STATED EXERCISE: Go through the data below. List every line that holds the word "diagram".

DATASET RECORDS:
========================

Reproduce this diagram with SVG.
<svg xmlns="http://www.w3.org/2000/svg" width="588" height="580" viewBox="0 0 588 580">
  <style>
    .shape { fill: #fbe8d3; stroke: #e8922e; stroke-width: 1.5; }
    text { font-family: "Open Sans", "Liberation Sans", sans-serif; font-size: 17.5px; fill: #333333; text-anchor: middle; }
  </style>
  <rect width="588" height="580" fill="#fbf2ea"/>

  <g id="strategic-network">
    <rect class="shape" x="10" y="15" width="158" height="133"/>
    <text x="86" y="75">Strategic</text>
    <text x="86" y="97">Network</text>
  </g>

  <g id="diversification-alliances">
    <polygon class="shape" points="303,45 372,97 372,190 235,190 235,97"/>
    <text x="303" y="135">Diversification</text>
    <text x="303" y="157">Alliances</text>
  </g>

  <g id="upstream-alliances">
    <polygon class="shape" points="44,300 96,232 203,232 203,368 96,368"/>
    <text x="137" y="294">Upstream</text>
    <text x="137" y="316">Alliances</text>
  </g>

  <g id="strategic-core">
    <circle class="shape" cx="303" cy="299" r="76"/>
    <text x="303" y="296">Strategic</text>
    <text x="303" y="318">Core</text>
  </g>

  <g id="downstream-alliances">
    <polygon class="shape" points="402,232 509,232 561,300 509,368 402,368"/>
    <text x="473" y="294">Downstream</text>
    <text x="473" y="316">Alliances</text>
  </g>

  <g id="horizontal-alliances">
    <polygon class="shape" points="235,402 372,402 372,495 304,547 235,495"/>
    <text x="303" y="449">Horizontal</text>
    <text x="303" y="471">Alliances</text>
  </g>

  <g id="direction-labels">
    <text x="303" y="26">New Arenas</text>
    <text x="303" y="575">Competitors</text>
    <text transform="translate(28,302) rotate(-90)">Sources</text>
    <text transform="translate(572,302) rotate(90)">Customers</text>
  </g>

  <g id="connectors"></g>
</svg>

========================

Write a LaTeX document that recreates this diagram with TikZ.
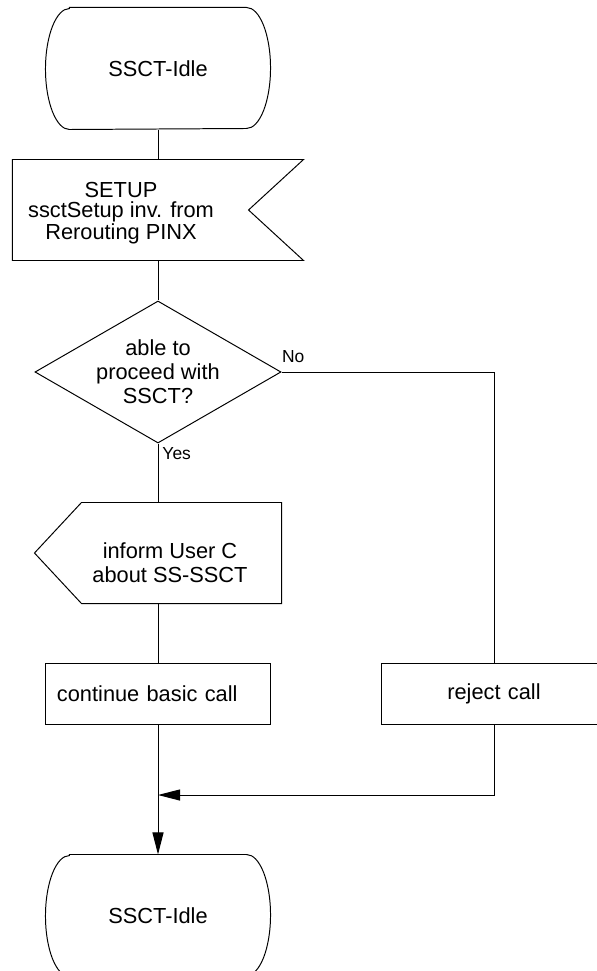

========================

SOLUTION FOR THIS EXERCISE:
Reproduce this diagram with SVG.
Write a LaTeX document that recreates this diagram with TikZ.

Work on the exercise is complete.